Stated goal:
Within the records below, find each line that holds the string "chart", then copy it.
* START Extracted material *
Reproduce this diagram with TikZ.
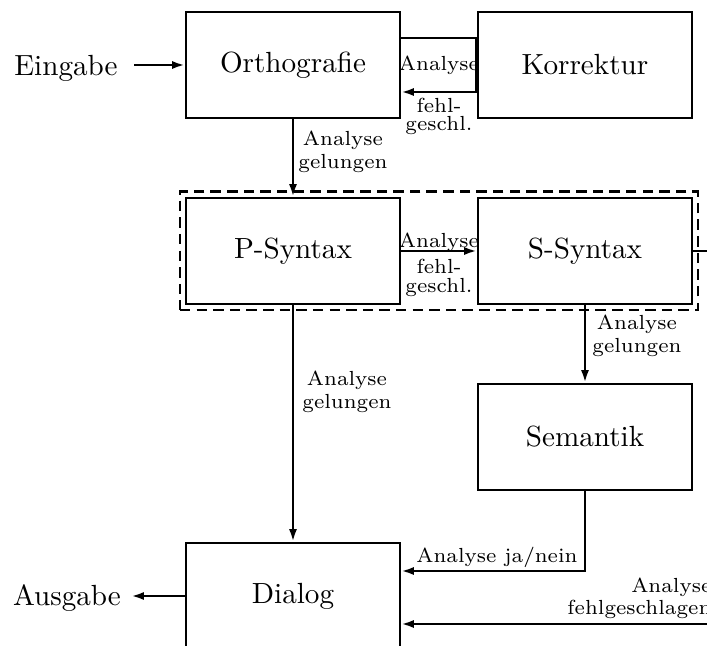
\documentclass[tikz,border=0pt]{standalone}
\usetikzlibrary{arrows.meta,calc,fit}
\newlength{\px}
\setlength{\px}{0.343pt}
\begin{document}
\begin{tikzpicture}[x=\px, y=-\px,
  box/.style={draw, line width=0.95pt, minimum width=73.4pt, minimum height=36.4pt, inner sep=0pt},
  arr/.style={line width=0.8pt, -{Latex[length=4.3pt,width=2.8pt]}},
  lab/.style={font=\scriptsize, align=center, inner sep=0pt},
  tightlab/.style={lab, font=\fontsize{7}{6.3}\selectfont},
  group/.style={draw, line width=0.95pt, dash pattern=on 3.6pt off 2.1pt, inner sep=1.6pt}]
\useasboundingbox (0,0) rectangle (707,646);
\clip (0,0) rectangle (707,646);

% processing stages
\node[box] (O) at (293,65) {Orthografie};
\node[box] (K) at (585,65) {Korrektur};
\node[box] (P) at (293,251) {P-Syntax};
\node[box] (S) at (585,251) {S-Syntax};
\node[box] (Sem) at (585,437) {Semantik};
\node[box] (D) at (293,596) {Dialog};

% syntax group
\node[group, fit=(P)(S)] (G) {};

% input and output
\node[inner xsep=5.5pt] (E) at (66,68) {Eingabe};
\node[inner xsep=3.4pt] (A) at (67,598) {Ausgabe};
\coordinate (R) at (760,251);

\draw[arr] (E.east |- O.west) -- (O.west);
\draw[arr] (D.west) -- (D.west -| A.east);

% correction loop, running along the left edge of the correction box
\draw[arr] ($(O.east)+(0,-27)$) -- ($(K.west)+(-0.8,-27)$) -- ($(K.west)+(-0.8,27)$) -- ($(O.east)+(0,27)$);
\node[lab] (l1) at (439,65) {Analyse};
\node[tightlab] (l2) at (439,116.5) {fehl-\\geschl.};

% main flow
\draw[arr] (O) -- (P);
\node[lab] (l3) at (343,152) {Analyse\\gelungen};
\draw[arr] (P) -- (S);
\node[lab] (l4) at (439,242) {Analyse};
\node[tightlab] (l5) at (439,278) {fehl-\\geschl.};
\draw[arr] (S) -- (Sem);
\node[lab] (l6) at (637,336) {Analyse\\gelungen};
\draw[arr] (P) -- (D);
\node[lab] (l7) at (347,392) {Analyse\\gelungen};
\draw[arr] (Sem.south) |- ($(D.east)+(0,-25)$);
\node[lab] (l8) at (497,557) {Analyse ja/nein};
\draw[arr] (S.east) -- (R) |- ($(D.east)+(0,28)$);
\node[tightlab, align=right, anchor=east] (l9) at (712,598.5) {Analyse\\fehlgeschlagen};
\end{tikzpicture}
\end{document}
* END Extracted material *
* START Extracted material *
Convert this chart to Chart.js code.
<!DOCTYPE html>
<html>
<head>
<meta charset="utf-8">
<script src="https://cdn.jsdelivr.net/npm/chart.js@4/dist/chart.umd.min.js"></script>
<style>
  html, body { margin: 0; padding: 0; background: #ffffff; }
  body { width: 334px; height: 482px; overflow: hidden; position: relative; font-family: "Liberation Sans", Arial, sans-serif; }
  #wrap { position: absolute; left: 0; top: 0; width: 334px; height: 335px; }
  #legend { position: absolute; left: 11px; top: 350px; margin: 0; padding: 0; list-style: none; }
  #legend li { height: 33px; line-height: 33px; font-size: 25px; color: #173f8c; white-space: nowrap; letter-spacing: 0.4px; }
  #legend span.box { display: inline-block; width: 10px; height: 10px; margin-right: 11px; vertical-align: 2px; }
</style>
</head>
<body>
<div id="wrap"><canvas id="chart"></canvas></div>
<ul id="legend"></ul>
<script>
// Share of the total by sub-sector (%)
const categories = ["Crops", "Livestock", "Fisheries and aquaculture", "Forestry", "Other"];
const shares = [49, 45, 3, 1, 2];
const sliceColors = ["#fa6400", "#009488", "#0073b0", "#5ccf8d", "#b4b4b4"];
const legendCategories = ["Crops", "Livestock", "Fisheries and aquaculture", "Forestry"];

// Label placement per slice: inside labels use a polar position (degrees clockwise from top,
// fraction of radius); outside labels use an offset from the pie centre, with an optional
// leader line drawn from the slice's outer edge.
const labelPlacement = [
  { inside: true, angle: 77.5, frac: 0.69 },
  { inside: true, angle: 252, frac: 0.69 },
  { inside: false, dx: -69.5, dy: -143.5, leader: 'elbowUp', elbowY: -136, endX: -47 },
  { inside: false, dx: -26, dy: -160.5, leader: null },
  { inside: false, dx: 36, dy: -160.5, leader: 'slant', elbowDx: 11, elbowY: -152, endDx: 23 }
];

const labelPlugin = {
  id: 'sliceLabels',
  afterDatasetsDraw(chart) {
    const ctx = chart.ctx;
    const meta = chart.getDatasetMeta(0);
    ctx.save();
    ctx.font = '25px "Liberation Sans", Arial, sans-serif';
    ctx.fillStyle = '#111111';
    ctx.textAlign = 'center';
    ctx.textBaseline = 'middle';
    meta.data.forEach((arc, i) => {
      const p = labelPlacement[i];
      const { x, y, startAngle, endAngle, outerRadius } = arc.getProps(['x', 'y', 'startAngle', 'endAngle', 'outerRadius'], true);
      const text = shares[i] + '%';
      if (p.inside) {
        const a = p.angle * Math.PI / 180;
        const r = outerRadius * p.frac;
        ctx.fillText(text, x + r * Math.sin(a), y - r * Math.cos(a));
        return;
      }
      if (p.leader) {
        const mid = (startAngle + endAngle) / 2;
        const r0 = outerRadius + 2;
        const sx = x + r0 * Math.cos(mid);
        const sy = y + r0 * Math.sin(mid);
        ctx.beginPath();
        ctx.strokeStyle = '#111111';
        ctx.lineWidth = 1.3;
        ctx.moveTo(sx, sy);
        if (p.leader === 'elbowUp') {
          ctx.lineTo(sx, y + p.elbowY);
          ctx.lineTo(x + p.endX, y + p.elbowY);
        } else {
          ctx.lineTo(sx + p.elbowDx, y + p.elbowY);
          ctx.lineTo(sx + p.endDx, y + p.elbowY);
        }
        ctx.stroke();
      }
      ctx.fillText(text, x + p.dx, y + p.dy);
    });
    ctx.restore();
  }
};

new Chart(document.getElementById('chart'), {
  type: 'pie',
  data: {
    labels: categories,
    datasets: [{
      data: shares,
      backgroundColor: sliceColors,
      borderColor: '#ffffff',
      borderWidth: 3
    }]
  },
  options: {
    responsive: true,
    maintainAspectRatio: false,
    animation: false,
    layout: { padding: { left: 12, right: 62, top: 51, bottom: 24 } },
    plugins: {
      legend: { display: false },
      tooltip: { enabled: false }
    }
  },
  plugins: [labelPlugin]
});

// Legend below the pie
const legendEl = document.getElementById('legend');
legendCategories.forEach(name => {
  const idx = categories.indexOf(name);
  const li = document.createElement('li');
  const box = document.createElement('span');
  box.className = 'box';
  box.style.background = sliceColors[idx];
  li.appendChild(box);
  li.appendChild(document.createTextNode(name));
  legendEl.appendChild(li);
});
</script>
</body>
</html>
* END Extracted material *
The solution:
Convert this chart to Chart.js code.
<script src="https://cdn.jsdelivr.net/npm/chart.js@4/dist/chart.umd.min.js"></script>
<div id="wrap"><canvas id="chart"></canvas></div>
  afterDatasetsDraw(chart) {
    const ctx = chart.ctx;
    const meta = chart.getDatasetMeta(0);
new Chart(document.getElementById('chart'), {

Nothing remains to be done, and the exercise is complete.